One casualty of this view, of course, is Israeli exceptionalism. The Jewish state becomes more like any other nation fighting for influence and treasure. I think President Obama, himself talking down American exceptionalism, is trying to nudge Israel toward a more prosaic, realistic self-image.
Hence the U.S. abstention last month at a U.N. nuclear assembly vote calling on all states in the Middle East to “accede to the Treaty on the Non-Proliferation of Nuclear weapons” (N.P.T.) and create a nuclear-weapon-free Middle East — an idea Obama administration officials have supported in line with a nuclear disarmament agenda.
A shift is perceptible in the decades-old tacit American endorsement of Israel’s undeclared nuclear arsenal. This is logical. To deal effectively with the nuclear program of Iran, an N.P.T. member, while ignoring the nuclear status of non-N.P.T. Israel is to invite accusations of double standards. President Obama doesn’t like them.
I’d say there’s a tenable case for Israel ending its nuclear exceptionalism, coming clean on its arsenal and joining the N.P.T. as part of any U.S.-endorsed regional security arrangement that stops Iran short of weaponization.

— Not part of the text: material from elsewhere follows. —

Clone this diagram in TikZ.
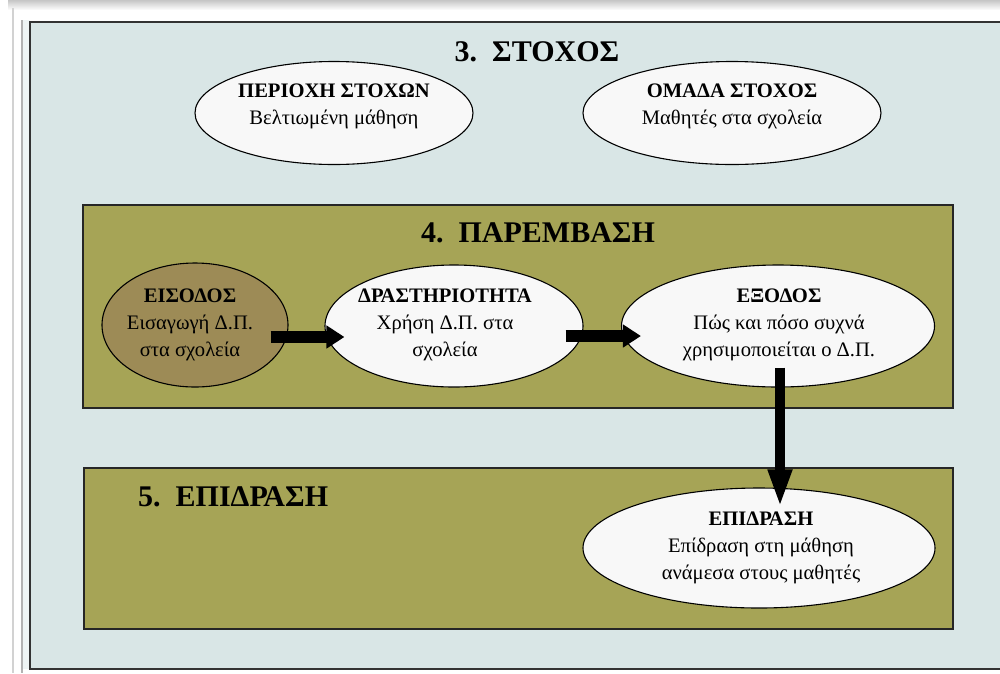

It’s also worth noting the sensible tone of Defense Secretary Robert Gates — in flagrant contrast to Netanyahu. “The only way you end up not having a nuclear capable Iran is for the Iranian government to decide that their security is diminished by having those weapons as opposed to strengthened,” Gates says.
In other words, as I’ve long argued, Iran makes rational decisions. Rather than invoking the Holocaust — a distraction — Israel should view Iran coolly, understand the hesitancy of Tehran’s nuclear brinksmanship, and see how it can gain from U.S.-led diplomacy.
Cut the posturing and deal with reality. This can be painful — as with Justice Richard Goldstone’s recent U.N. report finding that both Israeli forces and Palestinian militants committed possible crimes against humanity during Israel’s military operations in Gaza.
But it’s also instructive. Goldstone is a measured man — I’ve known him a long time. The Israeli response to his findings strikes me as an example of the blinding effect of exceptionalism unbound. Ordinary nations have failings.
The Middle East has changed. So must Israel. “Never again” is a necessary but altogether inadequate way of dealing with the modern world.